A Sure Thing
“I’ve always been pro-Rick,” Brown says. “I haven’t looked for anything to condemn him. I didn’t want to look for anything to condemn him by; I believed in him.” Brown says he’s lived a life of hard work. He’s been a homebuilder since 1958, with short stints as a beaver farmer and a coal miner.
Brown met Koerber in 2004 when Koerber purchased a home next to his that Brown had built. Koerber asked Brown if he would add a two-car garage to the property. While working the job, Brown befriended Koerber and his wife, Michelle.
“We kind of took ’em in just like our kids,” Brown says. “They’d come in for Sunday dinner, and we’d visit and talk about the [LDS] gospel and other things.”
During these conversations, Koerber mentioned he was making about $15,000 a month from the equity of the home that Brown had built and was currently adding the garage to. Brown recalls Koerber drawing a detailed diagram to explain how equity from a home could be invested for high returns practically risk-free. The offer was so appealing, Brown asked if Koerber could do the same for his own residence.
Brown had fallen behind on his mortgage payments, and felt that Koerber’s program would pull him out of the red and give him extra income by investing the equity with Koerber’s company, Founders Capital. Koerber, however, says Brown never invested with him. “My business bought Ron’s home to keep it from being foreclosed on,” Koerber says in a recent interview, adding, “Ron is a good friend of mine and to say that we did not improve his situation is not an accurate reporting of the facts.”
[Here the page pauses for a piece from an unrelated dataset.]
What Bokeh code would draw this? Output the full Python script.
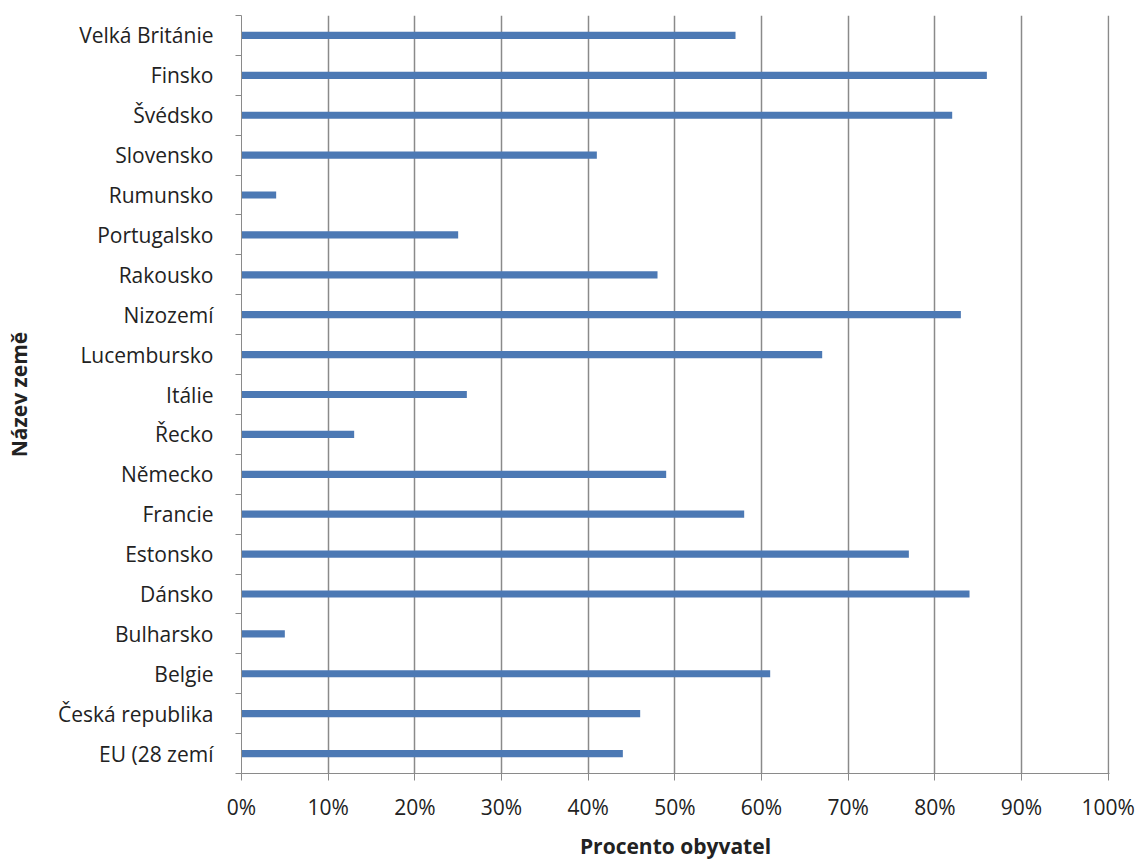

Brown, however, says Koerber assured him the transaction was an investment. “All of this was done on trust,” Brown says. The trust factor resulted in no exchange of promissory notes or written contracts with the terms of what Brown calls an investment with Founders Capital. Koerber did do him a favor by employing Brown and his sons to care for some of Koerber’s investment properties. The job kept Brown out of foreclosure.
Since Brown is an unaccredited investor (an individual accredited investor by state law must have a yearly income of at least $200,000), direct investment with Founders Capital would constitute securities fraud, as the law seeks to protect investors like Brown who can’t afford to lose their investments. Brown says he didn’t receive interest payments from Founders Capital for his equity investment, which is consistent with Koerber’s claim that there never was an investment. Nonetheless, Brown says he only deeded over his home under the impression he would receive interest payments and that Koerber would eventually pay off the mortgage and deed it back to him.
Several other holding companies affiliated with Koerber’s Founders Capital have been under investigation for raising money from unaccredited investors like Ron Brown. Paul Bouchard, owner of one such company, pleaded no contest to felony charges before the UDS on Dec. 4, 2007. While companies like Bouchard’s turned the money over to Founders, Koerber has always maintained he never knew where the money came from or how it was raised. In a February 2008 Free Capitalist radio show, Koerber explained: “I’ve occasionally seen people get discouraged when I tell them that they cannot invest with me or with Founders Capital,” adding that he often warned people about being “misled by their own assumptions.”
But, Brown says, another time, he approached Koerber directly with $10,000 he had received through an inheritance from his mother-in law and another $10,000 he received from the sale of a forklift, asking to invest it directly with Founders Capital. Brown says Koerber said, “Yeah, we can take care of that,” and referred him to one of his company managers who had a holding company to handle the investment.
Koerber’s reaction to this claim: “His characterization of that is not accurate.”
When asked if he recalls such a meeting with Brown, Koerber draws a blank. “I don’t remember having any conversation with Ron about investing any money.” Because of Brown’s investments with Koerber he, too, has found himself under UDS scrutiny for something he says he did not know was illegal, especially since he recalls several employees who invested with Koerber the same way he did.
The transactions Brown describes raise serious allegations of securities fraud. If Koerber funneled illegal investment money into holding companies, his real-estate acquisition funds would jeopardize the strength of his investments and pump up the real-estate bubble with dangerously unstable dollars.